Canada’s 2018 Greenhouse Gas Pollution Pricing Act (GGPPA) introduced a two-pronged structure: a consumer fuel levy and the OBPS for industrial emissions. Starting at CAD 20/tonne in 2019, the consumer tax rose to CAD 80/tonne by 2024. Parliamentary Budget Officer reports suggested the tax was modestly progressive, with low-income households often receiving more in rebates than they paid.

Carney’s move dismantles the consumer-facing half of the framework, raising concerns over how to replace its behavioral emissions reductions.

Provincial Responses: Fragmentation on the Horizon

  • British Columbia: Premier David Eby has pledged to repeal the province’s longstanding consumer carbon tax to align with the federal shift.
  • Quebec: Operates a cap-and-trade system linked with California. Largely unaffected in the short term.
  • Ontario: Abandoned cap-and-trade in 2018 under Premier Doug Ford, yet achieved a 19% emissions reduction (2005–2019) through regulatory levers.

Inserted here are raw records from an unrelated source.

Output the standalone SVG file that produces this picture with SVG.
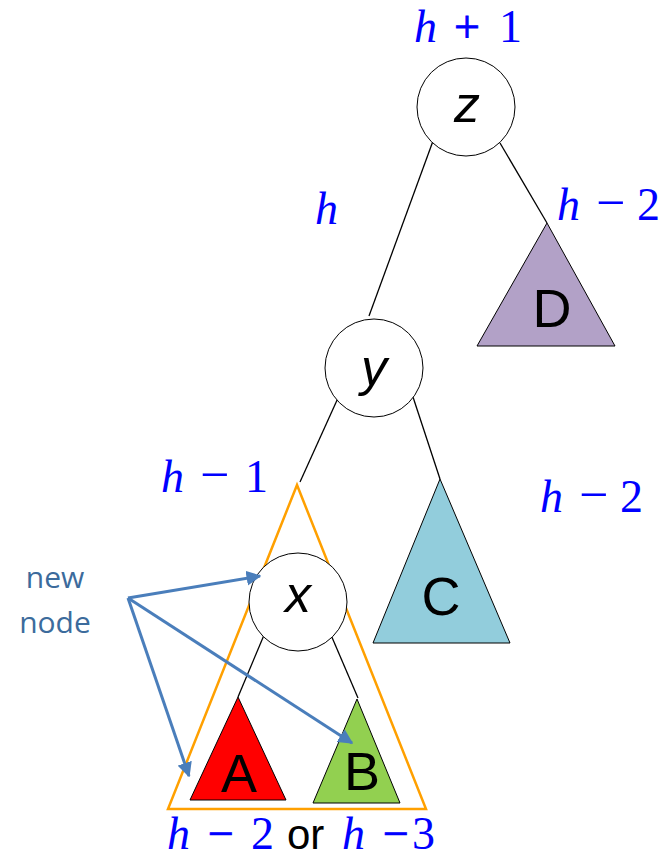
<svg xmlns="http://www.w3.org/2000/svg" width="668" height="861" viewBox="0 0 668 861">
<defs>
<style>
.node{fill:#fff;stroke:#000;stroke-width:1}
.edge{stroke:#000;stroke-width:1.3;fill:none}
.nl{font-family:"Liberation Sans",Arial,sans-serif;font-style:italic;font-size:52px;fill:#000;text-anchor:middle}
.tl{font-family:"Liberation Sans",Arial,sans-serif;font-size:54px;fill:#000;text-anchor:middle}
.m{font-family:"Liberation Serif","DejaVu Serif",serif;font-size:46px;fill:#0000FF}
.mi{font-style:italic}
.op{font-size:52px}
.ops{stroke:#0000FF;stroke-width:0.8}
.arr{stroke:#4A7EBB;stroke-width:3;fill:none;marker-end:url(#ah)}
.note{font-family:"Open Sans","Liberation Sans",sans-serif;font-size:30px;fill:#3C6B9C;text-anchor:middle}
</style>
<marker id="ah" viewBox="0 0 10 10" refX="9" refY="5" markerWidth="5" markerHeight="5" orient="auto" markerUnits="strokeWidth">
<path d="M0,0 L10,5 L0,10 z" fill="#4A7EBB"/>
</marker>
</defs>
<rect width="668" height="861" fill="#fff"/>

<g id="connectors">
<line class="edge" x1="433" y1="141" x2="369" y2="316"/>
<line class="edge" x1="500" y1="143" x2="547" y2="223"/>
<line class="edge" x1="338" y1="398" x2="300" y2="482"/>
<line class="edge" x1="413" y1="397" x2="440" y2="479"/>
<line class="edge" x1="267" y1="628" x2="238" y2="697"/>
<line class="edge" x1="331" y1="635" x2="358" y2="698"/>
</g>

<g id="orange-subtree">
<polygon points="297,485 168,809 426,809" fill="none" stroke="#FFA000" stroke-width="2.5"/>
</g>

<g id="node-z">
<circle class="node" cx="466" cy="107" r="49"/>
<text class="nl" x="467" y="122">z</text>
</g>
<g id="node-y">
<circle class="node" cx="374" cy="368" r="49"/>
<text class="nl" x="374" y="385">y</text>
</g>
<g id="node-x">
<circle class="node" cx="298" cy="602" r="49"/>
<text class="nl" x="298" y="612">x</text>
</g>

<g id="tree-D">
<polygon points="547,223 477,346 615,346" fill="#B2A1C7" stroke="#000" stroke-width="1"/>
<text class="tl" x="552" y="327">D</text>
</g>
<g id="tree-C">
<polygon points="440,479 373,643 510,643" fill="#92CDDC" stroke="#000" stroke-width="1"/>
<text class="tl" x="441" y="615">C</text>
</g>
<g id="tree-A">
<polygon points="238,697 190,800 286,800" fill="#FF0000" stroke="#000" stroke-width="1"/>
<text class="tl" x="239" y="792">A</text>
</g>
<g id="tree-B">
<polygon points="357,699 313,803 400,803" fill="#92D050" stroke="#000" stroke-width="1"/>
<text class="tl" x="362" y="790">B</text>
</g>

<g id="new-node-note">
<text class="note" x="55" y="588">new</text>
<text class="note" x="55" y="633">node</text>
<line class="arr" x1="128" y1="598" x2="260" y2="576"/>
<line class="arr" x1="128" y1="598" x2="352" y2="743"/>
<line class="arr" x1="128" y1="598" x2="189" y2="776"/>
</g>

<g id="labels">
<text class="m" y="42"><tspan class="mi" x="414">h</tspan><tspan class="ops" x="454">+</tspan><tspan x="499">1</tspan></text>
<text class="m" y="224"><tspan class="mi" x="315">h</tspan></text>
<text class="m" y="220"><tspan class="mi" x="557">h</tspan><tspan class="op" x="596">−</tspan><tspan x="637">2</tspan></text>
<text class="m" y="492"><tspan class="mi" x="161">h</tspan><tspan class="op" x="200">−</tspan><tspan x="245">1</tspan></text>
<text class="m" y="512"><tspan class="mi" x="540">h</tspan><tspan class="op" x="579">−</tspan><tspan x="620">2</tspan></text>
<text class="m" y="849"><tspan class="mi" x="167">h</tspan><tspan class="ops" x="208">−</tspan><tspan x="251">2</tspan><tspan x="287" fill="#000" font-family="Liberation Sans, Arial, sans-serif" font-size="42">or</tspan><tspan class="mi" x="342">h</tspan><tspan class="ops" x="383">−</tspan><tspan x="412">3</tspan></text>
</g>
</svg>
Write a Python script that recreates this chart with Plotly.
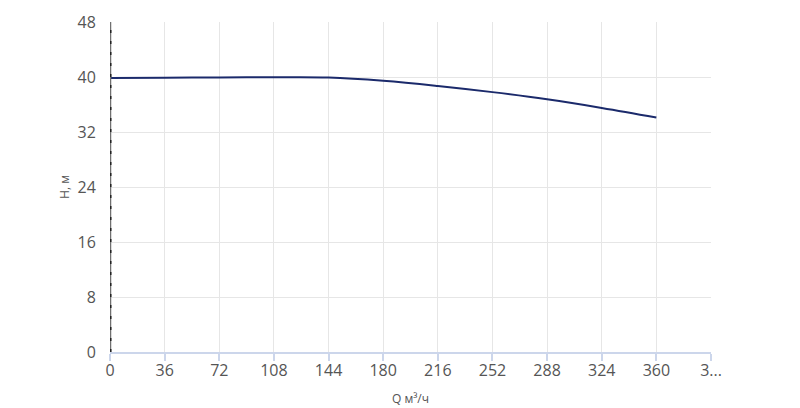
import plotly.graph_objects as go

# pump curve H(Q)
q_values = [0, 36, 72, 108, 144, 180, 216, 252, 288, 324, 360]
h_values = [39.85, 39.9, 39.93, 39.96, 39.92, 39.45, 38.7, 37.8, 36.75, 35.5, 34.1]

x_ticks = [0, 36, 72, 108, 144, 180, 216, 252, 288, 324, 360, 396]
x_tick_text = ["0", "36", "72", "108", "144", "180", "216", "252", "288", "324", "360", "3..."]
y_ticks = [0, 8, 16, 24, 32, 40, 48]

fig = go.Figure()
fig.add_trace(go.Scatter(x=q_values, y=h_values, mode="lines",
                         line=dict(color="#1b2a6b", width=2, shape="spline", smoothing=1.1),
                         hoverinfo="x+y"))

# y axis line: grey line with dark dots, like the original
fig.add_shape(type="line", xref="x", yref="y", x0=0, x1=0, y0=0, y1=48,
              line=dict(color="#707070", width=2.5), layer="above")
fig.add_shape(type="line", xref="x", yref="y", x0=0, x1=0, y0=0, y1=48,
              line=dict(color="#222222", width=3, dash="3px,8px"), layer="above")

# page body has an 8px margin, so the margins are shifted by that
fig.update_layout(
    width=800, height=408,
    margin=dict(l=102, r=97, t=14, b=64),
    paper_bgcolor="white", plot_bgcolor="white",
    showlegend=False,
    font=dict(family="Open Sans", color="#555555"),
)
fig.update_xaxes(range=[0, 396], tickvals=x_ticks, ticktext=x_tick_text,
                 automargin=False,
                 showgrid=True, gridcolor="#e6e6e6", gridwidth=1,
                 showline=True, linecolor="#ccd6eb", linewidth=1.5,
                 ticks="outside", ticklen=7, tickcolor="#ccd6eb", tickwidth=1.5,
                 ticklabelstandoff=-4,
                 tickfont=dict(size=16, color="#555555"),
                 title=dict(text="Q м³/ч", font=dict(size=12, color="#555555"), standoff=15),
                 zeroline=False)
fig.update_yaxes(range=[0, 48], tickvals=y_ticks,
                 automargin=False,
                 showgrid=True, gridcolor="#e6e6e6", gridwidth=1,
                 showline=False, ticks="outside", ticklen=10, tickcolor="rgba(0,0,0,0)",
                 tickfont=dict(size=16, color="#555555"),
                 title=dict(text="H, м", font=dict(size=12, color="#555555"), standoff=5),
                 zeroline=False)

fig.write_html("out.html")
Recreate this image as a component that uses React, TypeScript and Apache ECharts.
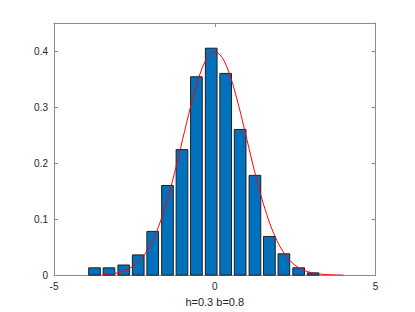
import React, { useEffect, useRef } from "react";
import * as echarts from "echarts";

const binCenters = [-3.74, -3.29, -2.83, -2.38, -1.93, -1.47, -1.02, -0.57, -0.11, 0.34, 0.79, 1.25, 1.7, 2.15, 2.61, 3.06];
const binHeights = [0.013, 0.013, 0.018, 0.036, 0.078, 0.16, 0.224, 0.354, 0.405, 0.36, 0.26, 0.178, 0.069, 0.038, 0.013, 0.004];
const binWidth = 0.363;

const curveX = [-3.5, -3.25, -3, -2.75, -2.5, -2.25, -2, -1.75, -1.5, -1.25, -1, -0.75, -0.5, -0.25, 0, 0.25, 0.5, 0.75, 1, 1.25, 1.5, 1.75, 2, 2.25, 2.5, 2.75, 3, 3.25, 3.5, 3.75, 4];
const curveY = [0.0009, 0.002, 0.0044, 0.0091, 0.0175, 0.0317, 0.054, 0.0863, 0.1295, 0.1826, 0.242, 0.3011, 0.3521, 0.3867, 0.3989, 0.3867, 0.3521, 0.3011, 0.242, 0.1826, 0.1295, 0.0863, 0.054, 0.0317, 0.0175, 0.0091, 0.0044, 0.002, 0.0009, 0.0004, 0.0001];

const xLabel = "h=0.3 b=0.8";

export default function App() {
  const ref = useRef<HTMLDivElement>(null);
  useEffect(() => {
    if (!ref.current) return;
    const chart = echarts.init(ref.current, null, { renderer: "svg" });
    const axisColor = "#262626";
    const lineColor = "#8c8c8c";
    const font = "Liberation Sans";
    const common = {
      axisLine: { show: true, onZero: false, lineStyle: { color: lineColor, width: 1 } },
      axisTick: { show: true, inside: true, length: 4, lineStyle: { color: lineColor } },
      splitLine: { show: false },
    };
    chart.setOption({
      animation: false,
      backgroundColor: "#ffffff",
      grid: { left: 54, right: 39.5, top: 23, bottom: 34.5, containLabel: false },
      xAxis: [
        {
          type: "value", min: -5, max: 5, interval: 5, position: "bottom", ...common,
          axisLabel: { color: axisColor, fontSize: 10, fontFamily: font, margin: 6 },
          name: xLabel, nameLocation: "middle", nameGap: 19,
          nameTextStyle: { color: axisColor, fontSize: 11, fontFamily: font },
        },
        {
          type: "value", min: -5, max: 5, interval: 5, position: "top", ...common,
          axisLabel: { show: false },
        },
      ],
      yAxis: [
        {
          type: "value", min: 0, max: 0.45, interval: 0.1, position: "left", ...common,
          axisLabel: { color: axisColor, fontSize: 10, fontFamily: font, margin: 6, showMaxLabel: false,
            formatter: (v: number) => (Math.abs(v * 10 - Math.round(v * 10)) < 1e-6 ? String(Math.round(v * 10) / 10) : "") },
        },
        {
          type: "value", min: 0, max: 0.45, interval: 0.1, position: "right", ...common,
          axisLabel: { show: false },
        },
      ],
      series: [
        {
          type: "custom",
          xAxisIndex: 0,
          yAxisIndex: 0,
          data: binCenters.map((c, i) => [c, binHeights[i]]),
          renderItem: (params: any, api: any) => {
            const c = api.value(0);
            const h = api.value(1);
            const p0 = api.coord([c - binWidth / 2, h]);
            const p1 = api.coord([c + binWidth / 2, 0]);
            return {
              type: "rect",
              shape: { x: p0[0], y: p0[1], width: p1[0] - p0[0], height: p1[1] - p0[1] },
              style: { fill: "#0072BD", stroke: "#1f1f1f", lineWidth: 1 },
            };
          },
        },
        {
          type: "line",
          xAxisIndex: 0,
          yAxisIndex: 0,
          data: curveX.map((x, i) => [x, curveY[i]]),
          showSymbol: false,
          smooth: 0.3,
          lineStyle: { color: "#ff0000", width: 1 },
          z: 5,
        },
      ],
    });
    return () => chart.dispose();
  }, []);
  return <div ref={ref} style={{ position: "fixed", left: 0, top: 0, width: 415, height: 312 }} />;
}
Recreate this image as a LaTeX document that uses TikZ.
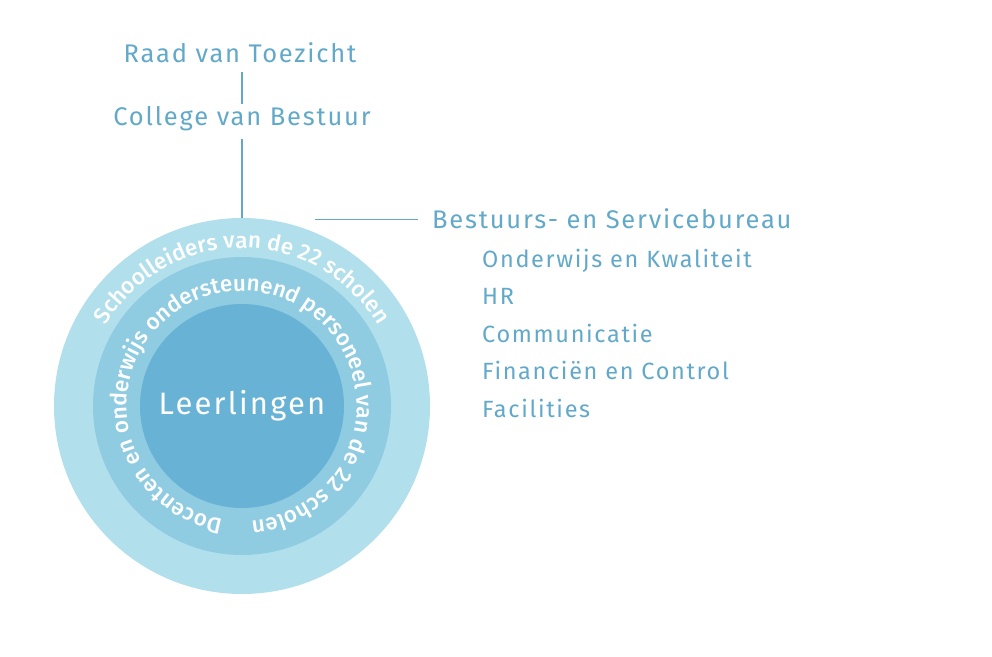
\documentclass[tikz,border=0pt]{standalone}
\usepackage{fontspec}
\setmainfont[LetterSpace=7]{Fira Sans}
\newfontfamily\ringface{Fira Sans Medium}
\usetikzlibrary{decorations.text}
\definecolor{orgtext}{HTML}{62A9C9}
\definecolor{ringout}{HTML}{B2DFEC}
\definecolor{ringmid}{HTML}{8FCCE2}
\definecolor{ringin}{HTML}{67B2D5}
\newcommand\ringfont{\ringface\fontsize{22.5}{26}\selectfont}
\begin{document}
\begin{tikzpicture}[x=1pt,y=1pt,
  lbl/.style={text=orgtext,inner sep=0pt,font=\fontsize{25.5}{30}\selectfont,text height=18pt,text depth=0pt},
  sub/.style={lbl,anchor=west,font=\fontsize{23.5}{28}\selectfont,text height=16pt},
  conn/.style={draw=orgtext,line width=1.2pt},
  ring/.style={circle,inner sep=0pt,draw=none}]
\useasboundingbox (0,0) rectangle (992,656);
% the three rings
\node[ring,fill=ringout,minimum size=376pt] (outer) at (242,250) {};
\node[ring,fill=ringmid,minimum size=298pt] (mid) at (242,250) {};
\node[ring,fill=ringin,minimum size=204pt] (inner) at (242,250) {};
\node[text=white,font=\fontsize{31}{40}\selectfont] (pupils) at (inner) {Leerlingen};
\path[decorate,decoration={text along path,text align=center,text color=white,
  text={|\ringfont|Schoolleiders van de 22 scholen}}]
  (outer.center) ++(175:158) arc[start angle=175,end angle=5,radius=158];
\path[decorate,decoration={text along path,text align=center,text color=white,
  text={|\ringfont|Docenten en onderwijs ondersteunend personeel van de 22 scholen}}]
  (mid.center) ++(268:115) arc[start angle=268,end angle=-93,radius=115];
% governance
\node[lbl] (raad) at (240,602) {Raad van Toezicht};
\node[lbl] (college) at (242,539) {College van Bestuur};
\node[lbl,anchor=west] (bureau) at (432,436.5) {Bestuurs- en Servicebureau};
\foreach \t [count=\i] in {Onderwijs en Kwaliteit,HR,Communicatie,Financiën en Control,Facilities}
  \node[sub] (dept\i) at (482,434-37.5*\i) {\t};
\coordinate (hook) at (315,436.5);
\draw[conn,shorten <=9pt,shorten >=4pt] (college.north |- raad.south) -- (college.north);
\draw[conn,shorten <=13pt] (college.south) -- (outer.north);
\draw[conn,shorten <=14pt] (bureau.west) -- (hook);
\end{tikzpicture}
\end{document}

Canada’s federal structure complicates cohesive climate governance. Trudeau’s original framework faced legal challenges from multiple provinces, and Carney’s rollback may catalyze policy divergence, risking national fragmentation.

Global Comparison: Alignment and Divergence

  • EU: The EU’s Emissions Trading System (ETS), coupled with national fuel taxes and the Carbon Border Adjustment Mechanism (CBAM), enforces the “polluter pays” principle across 40% of emissions. Carney supports CBAM-style reforms but diverges from Europe’s broad-based consumer carbon pricing.
  • U.S.: No federal carbon tax; emissions reductions are driven by state-level schemes (e.g., California) and federal subsidies (e.g., Inflation Reduction Act). Carney’s pivot toward incentives mirrors this model, though Canada lacks the same fiscal scale.
  • UK: The Carbon Price Support applies to coal generation, with limited consumer taxation. Carney’s upstream focus is more aligned with UK industrial regulation and renewables subsidies.

Policy Impact Assessment

Environmental:
Canada’s emissions declined 8% between 2005 and 2023. The carbon tax played a modest role, particularly in encouraging fuel-switching and home efficiency upgrades. Without a substitute policy, progress toward the 2030 target of 40–45% reductions could stall.

Economic:
Short-term gains may be eroded by rising OBPS costs, which economists like Jack Mintz warn could be passed through to consumers via higher product prices.

Equity:
The rebate structure previously benefited low-income households. Without a targeted replacement, the repeal risks exacerbating inequality.

Political:
Neutralizing a key Conservative attack point may stabilize Liberal support in key battlegrounds. However, policy volatility increases the risk of future reversals should power change hands.

Strengths and Strategic Upside

  • Political Acumen: Carney’s repeal anticipates and blunts Poilievre’s growing momentum, particularly in battleground regions like Alberta and the Atlantic provinces. According to a late-2024 Ipsos poll, support for the carbon tax in those areas had dropped below 40%.
  • Immediate Economic Relief: The reduction in energy prices offers visible relief to consumers and businesses, fulfilling campaign promises without sacrificing industrial emissions controls.
  • Innovation Headroom: The removal of the tax opens fiscal space for Carney’s proposed green incentive programs. Drawing on his UN and Bank of England experience, Carney may follow the U.S. model—leveraging private capital and targeted subsidies for clean tech deployment.

Risks and Outstanding Tensions

  • Climate Target Vulnerability: The consumer tax contributed to measurable reductions from 2019 to 2023 (3–5%, per ECCC). Its repeal jeopardizes progress unless replacement mechanisms match or exceed its effectiveness—particularly since OBPS covers less than one-third of total emissions, with transportation and household emissions left unpriced.
  • Economic Uncertainty: OBPS cost increases may ultimately offset much of the tax relief. Economist Jennifer Winter estimates that within two years, 60–80% of initial savings could be neutralized—particularly in carbon-intensive regions like Alberta.
  • Policy Coherence: The abrupt shift disrupts the consistency of GGPPA’s dual-pricing architecture. Provinces may diverge, undermining national cohesion. While Carney may succeed in realigning provincial plans, the risk of jurisdictional fragmentation remains high.
  • Implementation Delays: As of March 17, no detailed incentive package has been announced. A credible CAD 50 billion clean energy fund could emulate Sweden’s high-tax/high-subsidy success, but Canada’s CAD 40 billion deficit may constrain scale and impact.

Conclusion: Strategy or Gamble?

Mark Carney’s repeal of the federal consumer carbon tax is a calculated maneuver—balancing political strategy with economic relief and a targeted regulatory focus on industrial emissions. Yet, in the absence of a clear replacement policy, the decision is not without risk.

Its success hinges on how swiftly and effectively the government can roll out a robust incentive framework. Without that, Canada risks falling behind on its climate commitments, losing credibility on the international stage, and destabilizing the domestic climate policy landscape.